Kudos for the New Orleans Times-Picayune

Filed under: General — site admin @ 6:21 pm

I have been following events in the New Orleans area via the Times-Picayune’s website. It’s doing an outstanding job. I wonder if the newspaper is being published on paper.

Here’s an interesting article from a Times-Picayune real estate writer — legal documents have been lost en masse.

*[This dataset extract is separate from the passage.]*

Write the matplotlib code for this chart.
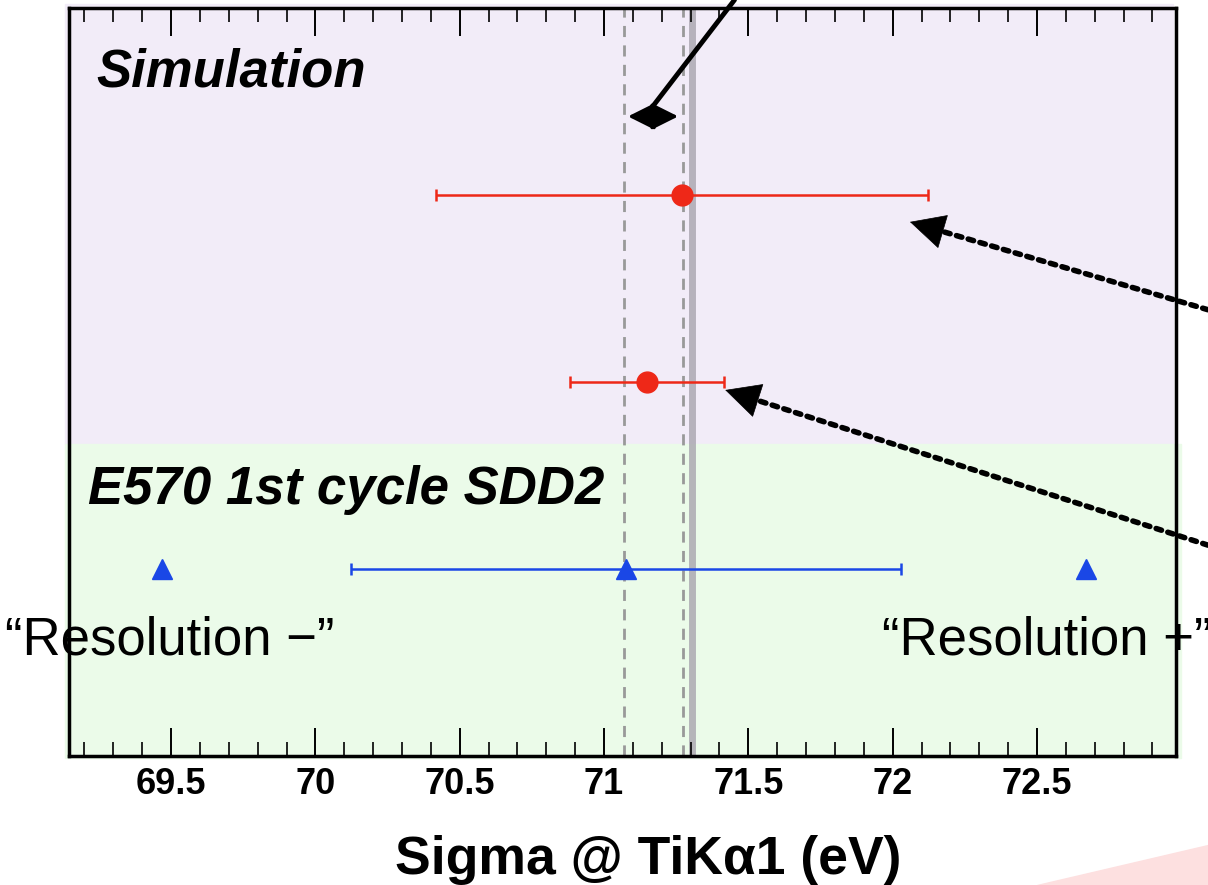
import matplotlib
matplotlib.use("Agg")
import matplotlib.pyplot as plt
from matplotlib.patches import Rectangle, Polygon
from matplotlib.ticker import MultipleLocator

plt.rcParams['font.family'] = ['Liberation Sans', 'DejaVu Sans']

# simulation points (row 3 = wide resolution, row 2 = narrow)
sim_rows = [3, 2]
sim_sigma = [71.27, 71.15]
sim_err = [0.853, 0.267]

# E570 1st cycle SDD2
data_row = 1
data_sigma = 71.075
data_err = 0.953
res_minus = 69.47
res_plus = 72.67

# reference lines
dashed_lines = [71.07, 71.275]
true_sigma = 71.305

fig = plt.figure(figsize=(12.08, 8.85), dpi=100)
ax = fig.add_axes([0.0575, 0.1458, 0.9156, 0.8452])
ax.set_facecolor('none')

# coloured panels behind the axes (figure pixels -> fraction)
W, H = 1208.0, 885.0
fig.patches.append(Rectangle((65 / W, 1 - 444 / H), 1108 / W, 440 / H,
                             transform=fig.transFigure, color='#f2ecf8', zorder=-10))
fig.patches.append(Rectangle((65 / W, 1 - 758 / H), 1116 / W, 314 / H,
                             transform=fig.transFigure, color='#ebfbe9', zorder=-10))
fig.patches.append(Polygon([(1037 / W, 0), (1.0, 0), (1.0, 1 - 845 / H)], closed=True,
                           transform=fig.transFigure, color='#fde0e0', zorder=-10))

for xv in dashed_lines:
    ax.axvline(xv, color='#999999', lw=2, ls=(0, (4, 3)), zorder=1)
ax.axvline(true_sigma, color='#a8a4ae', lw=5, alpha=0.8, zorder=1)

ax.errorbar(sim_sigma, sim_rows, xerr=sim_err, fmt='o', color='#ee2818', ms=15,
            elinewidth=1.8, capsize=4, capthick=1.8, zorder=3)
ax.errorbar([data_sigma], [data_row], xerr=[data_err], fmt='^', color='#1a47e6', ms=15,
            elinewidth=1.8, capsize=4, capthick=1.8, zorder=3)
ax.plot([res_minus, res_plus], [data_row, data_row], '^', color='#1a47e6', ms=15,
        ls='none', zorder=3)

ax.set_xlim(69.148, 72.98)
ax.set_ylim(0, 4)
ax.set_yticks([])
ax.xaxis.set_minor_locator(MultipleLocator(0.1))
ax.set_xticks([69.5, 70, 70.5, 71, 71.5, 72, 72.5])
ax.set_xticklabels(['69.5', '70', '70.5', '71', '71.5', '72', '72.5'],
                   fontsize=26, fontweight='bold')
ax.tick_params(axis='x', which='major', direction='in', length=20, width=1.4,
               top=True, pad=8)
ax.tick_params(axis='x', which='minor', direction='in', length=10, width=1.2, top=True)
for sp in ax.spines.values():
    sp.set_linewidth(2.5)

ax.set_xlabel('Sigma @ TiKα1 (eV)', fontsize=38.5, fontweight='bold')
ax.xaxis.label.set_va('baseline')
ax.xaxis.set_label_coords(0.523, -0.158)

ax.text(0.024, 0.914, 'Simulation', transform=ax.transAxes, fontsize=38,
        fontweight='bold', fontstyle='italic', va='center', ha='left')
ax.text(0.0167, 0.356, 'E570 1st cycle SDD2', transform=ax.transAxes, fontsize=38,
        fontweight='bold', fontstyle='italic', va='center', ha='left')
ax.text(68.925, 0.62, '\u201cResolution \u2212\u201d', fontsize=38, va='center',
        ha='left', clip_on=False, zorder=4)
ax.text(71.964, 0.62, '\u201cResolution +\u201d', fontsize=38, va='center',
        ha='left', clip_on=False, zorder=4)

# solid arrow with double-headed marker
ax.annotate('', xy=(71.083, 3.42), xytext=(71.257, 3.42),
            arrowprops=dict(arrowstyle='<|-|>,head_length=0.8,head_width=0.4',
                            color='black', lw=2.5, mutation_scale=20, shrinkA=0, shrinkB=0))
ax.annotate('', xy=(71.167, 3.47), xytext=(0.608, 1.0), textcoords='figure fraction',
            arrowprops=dict(arrowstyle='-', color='black', lw=3.5, shrinkA=0, shrinkB=0))

# dotted arrows: dotted body + solid head
dotted = [((72.06, 2.856), (1.0, 0.65), (20.7, -6.1)),
          ((71.42, 1.957), (1.0, 0.384), (20.6, -6.6))]
for head, tail, back in dotted:
    ax.annotate('', xy=head, xytext=tail, textcoords='figure fraction',
                arrowprops=dict(arrowstyle='-', color='black', lw=4,
                                ls=(0, (1, 1.2)), shrinkA=0, shrinkB=6))
    ax.annotate('', xy=head, xytext=back, textcoords='offset points',
                arrowprops=dict(arrowstyle='-|>,head_length=0.8,head_width=0.4',
                                color='black', lw=0.5, mutation_scale=30,
                                shrinkA=0, shrinkB=0))

fig.savefig('out.png', dpi=100)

The article considers the historical dimensions as well as legal and economic impacts:

Thousands of lawyers in the metropolitan area have lost their files, their clients and their offices, but one of the biggest legal ramifications of Hurricane Katrina’s flooding waters is the probable loss of real estate records dating back to the early 1800s.

The records, which include titles, mortgages, conveyances and liens, were stored in the now-flooded basement of City Hall on Poydras Street.

In 2002, employees of Register of Conveyances Gasper Schiro began the tedious process of hand entering the records into computers, a $700,000 process that could have been contracted out and accomplished quickly but was instead done slowly by his staff to save money.

It’s unclear how much of the information has been digitized and or if the computerized information is stored safely.

If either the original records or the digitalization process is lost, it will be a major mess, said Southern University Law Center Professor Winston Riddick, who teaches real estate law. While it will be a tedious process to fix, and it can be fixed, it will be a major headache that could potentially take years.
The records involved date back to 1827, with the earliest recorded by hand in Spanish and French.

Another key graf:

Real estate records aren’t the only ones affected. Ghetti estimates that as many as 6,000, or two-thirds of the state’s attorneys, have lost offices, files and other documents critical to civil and criminal legal cases.

Several court buildings were flooded by Hurricane Katrina, including the basement in the 5th Circuit Court of Appeals and the Louisiana Supreme Court building.

For City Hall records, Sterbcow said “it’s the mortgages that’s going to be ugly. To put it mildly, how are you going to be able to prove if you own a piece of property if your records are gone? How are you going to be able to prove you have a mortgage, or one is paid off?”

The Times-Picayune is publishing stories from readers. The entire section– which reads like an “emergency blog”– is packed with information, including pleas for help. I’ll call attention to one particular story, with the headline “The Positive Stories Must Get Out.”

From “The Positive Stories…”:

Please help me to get this story out. We need to get the truth out and these people helped.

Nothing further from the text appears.